🤖 AI Summary
This study investigates differences in implicit, process-oriented skills between expert and novice data scientists during problem-solving. By conducting a multi-level sequential analysis of 440 publicly available Jupyter Notebooks, the authors map low-level coding behaviors to high-level problem-solving phases—such as data ingestion, exploratory data analysis, and modeling—and find that experts do not follow fundamentally distinct phase-transition patterns. Instead, their expertise manifests through shorter, highly iterative workflows and fine-grained, context-sensitive operations. In contrast to novices’ preference for extended linear sequences, expert strategies demonstrate greater adaptability and efficiency. These findings offer empirical grounding for data science education initiatives that emphasize process-oriented pedagogy and assessment, shifting focus from final outputs to the dynamic practices underlying effective problem-solving.
📝 Abstract
The development of data science expertise requires tacit, process-oriented skills that are difficult to teach directly. This study addresses the resulting challenge of empirically understanding how the problem-solving processes of experts and novices differ. We apply a multi-level sequence analysis to 440 Jupyter notebooks from a public dataset, mapping low-level coding actions to higher-level problem-solving practices. Our findings reveal that experts do not follow fundamentally different transitions between data science phases than novices (e.g., Data Import, EDA, Model Training, Visualization). Instead, expertise is distinguished by the overall workflow structure from a problem-solving perspective and cell-level, fine-grained action patterns.

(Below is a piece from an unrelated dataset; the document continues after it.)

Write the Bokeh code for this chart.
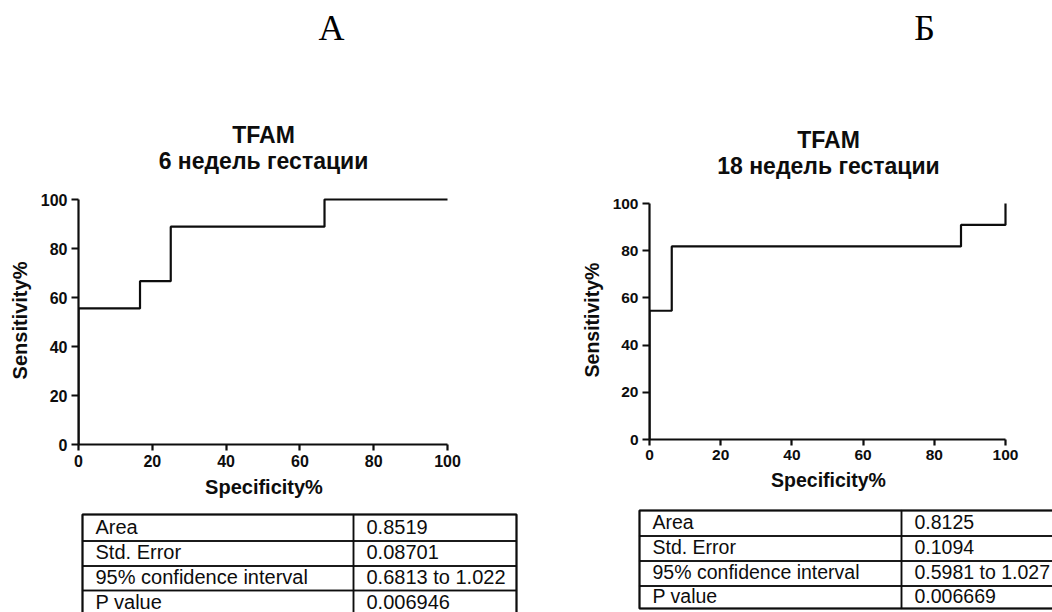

Novices tend to follow long, linear processes, whereas experts employ shorter, more iterative strategies enacted through efficient, context-specific action sequences. These results provide data science educators with empirical insights for curriculum design and assessment, shifting the focus from final products toward the development of the flexible, iterative thinking that defines expertise-a priority in a field increasingly shaped by AI tools.